Ghanaians residing in Italy are looking forward to the implementation of the Representation of the People’s Amendment Law (ROPAL), Act 699 to enable them to exercise their franchise.
In Italy, there are about 44,000 registered Ghanaians who are doing various kinds of jobs throughout the country.
The Ghanaian Ambassador to Italy, Madam Paulina Patience Abayage in an exclusive interview with the Daily Graphic said she was confronted with the question as to when the ROPAL would be implemented during her familiarisation visit to the various Ghanaian communities in that country.
High Court directive
The High Court in Accra, Human Rights Division, presided over by Mr Justice Anthony K. Yeboah, in December 2017, ordered the Electoral Commission (EC) to implement within 12 months, the ROPAL, 2006 (Act 699).
Mr Justice Yeboah said the EC had for the last 10 years, breached the rights of Ghanaians living abroad by failing to give them the opportunity to vote.
Ghanaian politics in Italy
“Everywhere I have gone to, they have been asking: So when are you bringing us ROPAL? You have no idea how much they are looking forward to vote,” Madam Abayage told the Daily Graphic.
She said there were lots of active Ghanaian politicking in Italy, adding that the various political parties in Ghana had support base in that country.
Madam Abayage noted, for instance, that just as campaigns were heating up in Ghana for the election of the party executives of the New Patriotic Party (NPP), the Ghanaians in Italy were also campaigning vigorously to elect their regional executives and on March 24, would elect the Italian branch executives of the party.
She said Ghanaians in Italy had kept abreast of developments in Ghana, adding, “they go on radio stations here to do politics as if they are in Ghana.”
Madam Abayage said she was excited that steps were being taken, especially with the ruling of the Supreme Court directing the EC to implement the ROPAL and was hopeful that Ghanaians in the diaspora would have the opportunity to exercise their civic responsibility in the next general elections in 2020.
She stated that it would come as welcome news to the over 44,000 eligible Ghanaians domiciled in Italy, explaining that even though officially the registered figure was 44,000, those not registered with the embassy were about the same number.
Madam Abayage praised Ghanaians in Italy for their high level of discipline and comportment, saying that wherever she went upon assuming office, the Italian authorities were very pleased with the conduct of Ghanaians in the country.
“Everywhere we have gone, the authorities have said very kind words about the Ghanaians and I have not had any strong adverse report about any Ghanaian,” she said.
She also commended them for investing in their children, adding that most of them were educating their children, which she said was encouraging.
Madam Abayage said there was an association of Ghanaians in Italy known as the Ghana National Association and also ethnic groupings.
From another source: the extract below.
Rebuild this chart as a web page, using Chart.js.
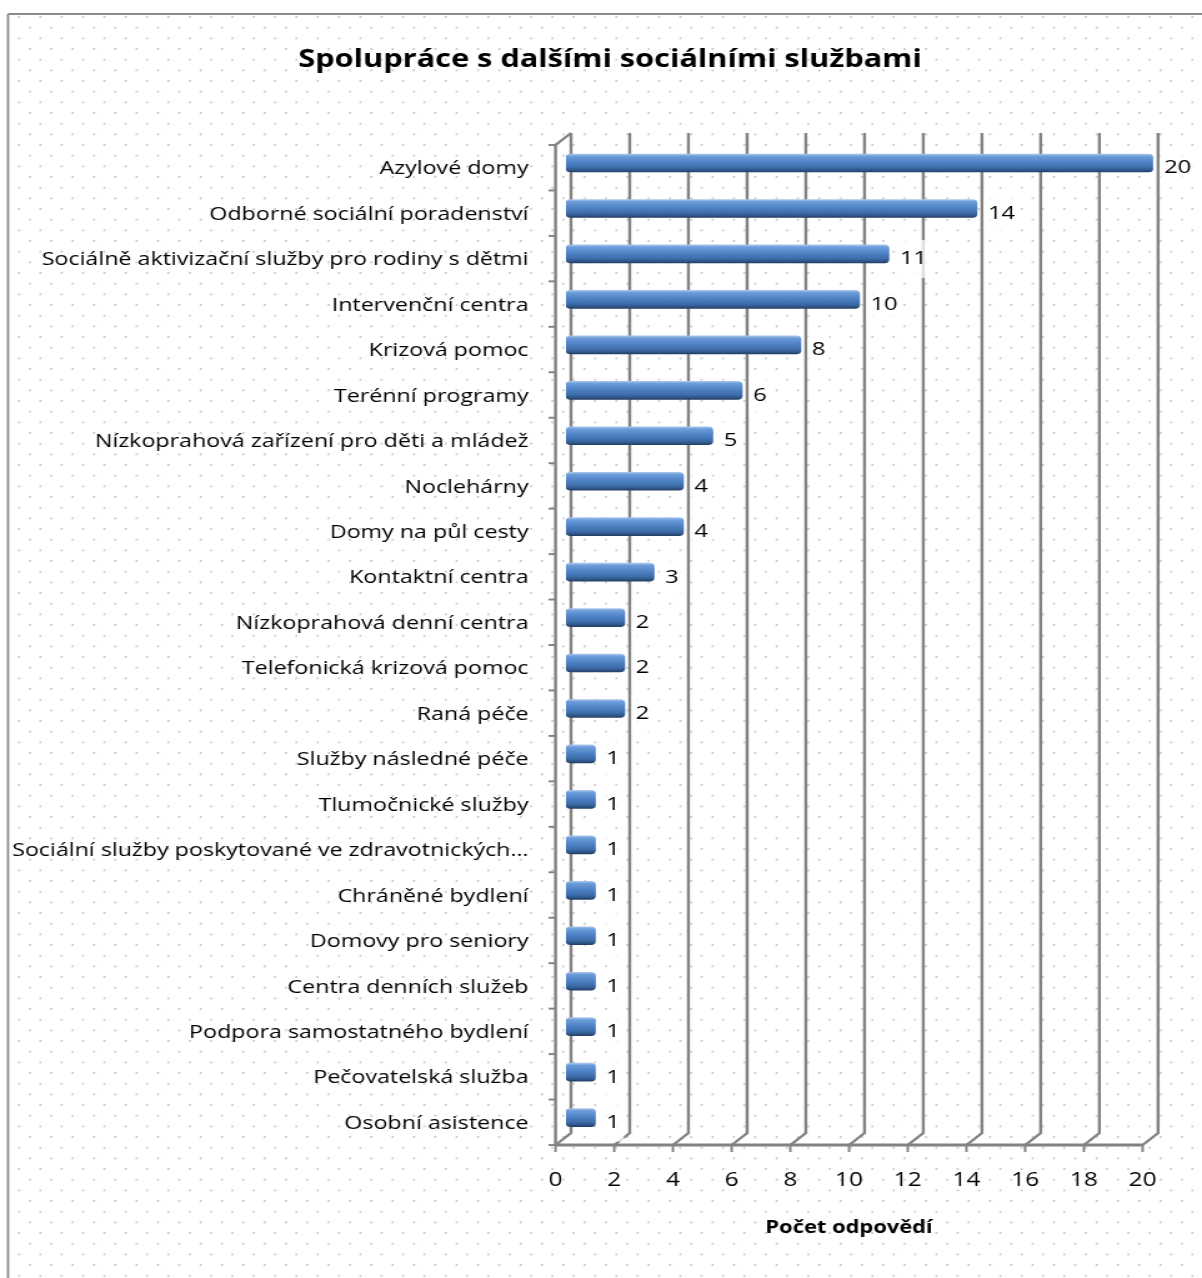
<!DOCTYPE html>
<html>
<head>
<meta charset="utf-8">
<script src="https://cdn.jsdelivr.net/npm/chart.js@4.4.0/dist/chart.umd.min.js"></script>
<style>
  html, body { margin: 0; padding: 0; background: #fff; }
  canvas { display: block; }
</style>
</head>
<body>
<!-- the reference text is drawn wide, so the canvas is drawn narrower and stretched back to 1202px -->
<canvas id="chart" width="962" height="1278" style="width:1202px;height:1278px"></canvas>
<script>
const categories = [
  'Azylové domy',
  'Odborné sociální poradenství',
  'Sociálně aktivizační služby pro rodiny s dětmi',
  'Intervenční centra',
  'Krizová pomoc',
  'Terénní programy',
  'Nízkoprahová zařízení pro děti a mládež',
  'Noclehárny',
  'Domy na půl cesty',
  'Kontaktní centra',
  'Nízkoprahová denní centra',
  'Telefonická krizová pomoc',
  'Raná péče',
  'Služby následné péče',
  'Tlumočnické služby',
  'Sociální služby poskytované ve zdravotnických…',
  'Chráněné bydlení',
  'Domovy pro seniory',
  'Centra denních služeb',
  'Podpora samostatného bydlení',
  'Pečovatelská služba',
  'Osobní asistence'
];
const counts = [20, 14, 11, 10, 8, 6, 5, 4, 4, 3, 2, 2, 2, 1, 1, 1, 1, 1, 1, 1, 1, 1];
const xTickValues = [0, 2, 4, 6, 8, 10, 12, 14, 16, 18, 20];
const chartTitle = 'Spolupráce s dalšími sociálními službami';
const xAxisTitle = 'Počet odpovědí';

const K = 1202 / 962;          // horizontal stretch of the page
const BACK_X = 5 / K;          // back wall gridline shift
const FRONT_X = -10.5 / K;     // front axis shift
const GRID = '#828282';
const FONT = '"Open Sans", sans-serif';

Chart.defaults.font.family = FONT;
Chart.defaults.color = '#000';

function barFill(c) {
  const chart = c.chart;
  const ys = chart.scales.y;
  if (!ys || c.type !== 'data') return '#4f81bd';
  const yc = ys.getPixelForValue(c.dataIndex);
  if (!Number.isFinite(yc)) return '#4f81bd';
  const g = chart.ctx.createLinearGradient(0, yc - 9, 0, yc + 9);
  g.addColorStop(0, '#a9c6ec');
  g.addColorStop(0.12, '#6d9dda');
  g.addColorStop(0.45, '#4f83c6');
  g.addColorStop(0.75, '#3e6daa');
  g.addColorStop(0.9, '#2f5688');
  g.addColorStop(1, '#243f66');
  return g;
}

const wall = {
  id: 'wall',
  beforeDraw(chart) {
    const { ctx, width, height } = chart;
    ctx.save();
    ctx.fillStyle = '#fff';
    ctx.fillRect(0, 0, width, height);
    // dotted background
    ctx.fillStyle = '#cacaca';
    for (let r = 0; ; r++) {
      const y = 16 + r * 10.667;
      if (y > height) break;
      const x0 = r % 2 === 0 ? 18 : 7.7;
      for (let x = x0; x < 1202; x += 21.333) {
        if (x < 11) continue;
        ctx.fillRect(x / K, y, 2 / K, 2);
      }
    }
    // outer frame
    ctx.strokeStyle = '#8c8c8c';
    ctx.lineWidth = 2.2 / K;
    ctx.beginPath();
    ctx.moveTo(8 / K, height);
    ctx.lineTo(8 / K, 14);
    ctx.stroke();
    ctx.lineWidth = 2;
    ctx.beginPath();
    ctx.moveTo(8 / K, 14);
    ctx.lineTo(width, 14);
    ctx.stroke();
    // chart title
    ctx.fillStyle = '#000';
    ctx.font = 'bold 24.6px ' + FONT;
    ctx.textAlign = 'center';
    ctx.textBaseline = 'middle';
    ctx.fillText(chartTitle, 610 / K, 60);
    ctx.restore();
  },
  beforeDatasetsDraw(chart) {
    const { ctx, chartArea: a } = chart;
    const xs = chart.scales.x, ys = chart.scales.y;
    const backTop = a.top - 7.3, backBot = a.bottom - 7.3;
    const frontTop = a.top + 4.7, frontBot = a.bottom + 4.7;
    ctx.save();
    ctx.strokeStyle = GRID;
    ctx.lineWidth = 3 / K;
    xTickValues.forEach(v => {
      const px = xs.getPixelForValue(v);
      ctx.beginPath();
      ctx.moveTo(px + BACK_X, backTop);
      ctx.lineTo(px + BACK_X, backBot);
      ctx.lineTo(px + FRONT_X, frontBot);
      ctx.stroke();
    });
    // front category axis
    const x0 = xs.getPixelForValue(0) + FRONT_X;
    ctx.beginPath();
    ctx.moveTo(xs.getPixelForValue(0) + BACK_X, backTop);
    ctx.lineTo(x0, frontTop);
    ctx.lineTo(x0, frontBot);
    ctx.stroke();
    ctx.lineWidth = 2.4 / K;
    for (let k = 0; k <= categories.length; k++) {
      const y = ys.getPixelForValue(k - 0.5) + 4.7;
      ctx.beginPath();
      ctx.moveTo(x0 - 7 / K, y);
      ctx.lineTo(x0, y);
      ctx.stroke();
    }
    // front value axis
    ctx.lineWidth = 2.8;
    ctx.beginPath();
    ctx.moveTo(x0, frontBot);
    ctx.lineTo(xs.getPixelForValue(20) + FRONT_X, frontBot);
    ctx.stroke();
    ctx.lineWidth = 2.4 / K;
    xTickValues.forEach(v => {
      const px = xs.getPixelForValue(v) + FRONT_X;
      ctx.beginPath();
      ctx.moveTo(px, frontBot);
      ctx.lineTo(px, frontBot + 7);
      ctx.stroke();
    });
    ctx.restore();
  },
  afterDatasetsDraw(chart) {
    const { ctx } = chart;
    const xs = chart.scales.x;
    const meta = chart.getDatasetMeta(0);
    ctx.save();
    ctx.font = '500 19px ' + FONT;
    ctx.textBaseline = 'middle';
    ctx.textAlign = 'left';
    meta.data.forEach((el, i) => {
      const txt = String(counts[i]);
      const tx = el.x + 11 / K;
      const ty = el.y + 5;
      const w = ctx.measureText(txt).width;
      ctx.fillStyle = 'rgba(255,255,255,0.75)';
      ctx.fillRect(tx - 4 / K, ty - 19, w + 8 / K, 38);
      ctx.fillStyle = '#000';
      ctx.fillText(txt, tx, ty);
    });
    // axis title, centred on the front axis
    ctx.font = 'bold 17.5px ' + FONT;
    ctx.textAlign = 'center';
    const cx = (xs.getPixelForValue(0) + xs.getPixelForValue(20)) / 2 + FRONT_X;
    ctx.fillText(xAxisTitle, cx, 1228);
    ctx.restore();
  }
};

new Chart(document.getElementById('chart'), {
  type: 'bar',
  data: {
    labels: categories,
    datasets: [{
      data: counts,
      backgroundColor: barFill,
      borderWidth: 0,
      borderSkipped: false,
      borderRadius: { topLeft: 4, bottomLeft: 4, topRight: 4, bottomRight: 4 },
      barThickness: 18
    }]
  },
  options: {
    indexAxis: 'y',
    responsive: false,
    animation: false,
    events: [],
    layout: { padding: { top: 140.3, right: 962 - 1156 / K, bottom: 0, left: 0 } },
    plugins: {
      legend: { display: false },
      tooltip: { enabled: false },
      title: { display: false }
    },
    scales: {
      x: {
        min: 0,
        max: 20,
        afterBuildTicks: s => { s.ticks = xTickValues.map(v => ({ value: v })); },
        afterFit: s => { s.height = 1278 - 1140.3; },
        grid: { display: false, drawTicks: false },
        border: { display: false },
        ticks: { font: { size: 19.5, weight: '500' }, color: '#000', padding: 28, labelOffset: -10.5 / K }
      },
      y: {
        afterFit: s => { s.width = 566 / K; },
        grid: { display: false, drawTicks: false },
        border: { display: false },
        ticks: { font: { size: 18.6, weight: '500' }, color: '#000', padding: 30, labelOffset: 6, autoSkip: false }
      }
    }
  },
  plugins: [wall]
});
</script>
</body>
</html>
And that most of the Ghanaians in Italy were found in the regions where there were industries and farms, especially in the southern and northern parts of that country.
No job in Italy
She, however, stated that many of the Ghanaians in Italy were going through tough times because they were not working because “generally there are no job opportunities and so, finding job in Italy is not easy.”
Madam Abayage said even when there was a job vacancy in Italy the first requirement was for the person to be able to speak the Italian language.
She, therefore, advised the youth struggling to travel to Europe, especially Italy, to reconsider their decision, “because the truth is that it is simply not easy over here,” adding that a lot of Ghanaians were homeless.”
Madam Abayage further advised that instead of paying those large sums of money to the traffickers also known as “connection” men to facilitate their travelling, they should rather use that money to begin some business in Ghana, “because, trust me, it is difficult in Italy.”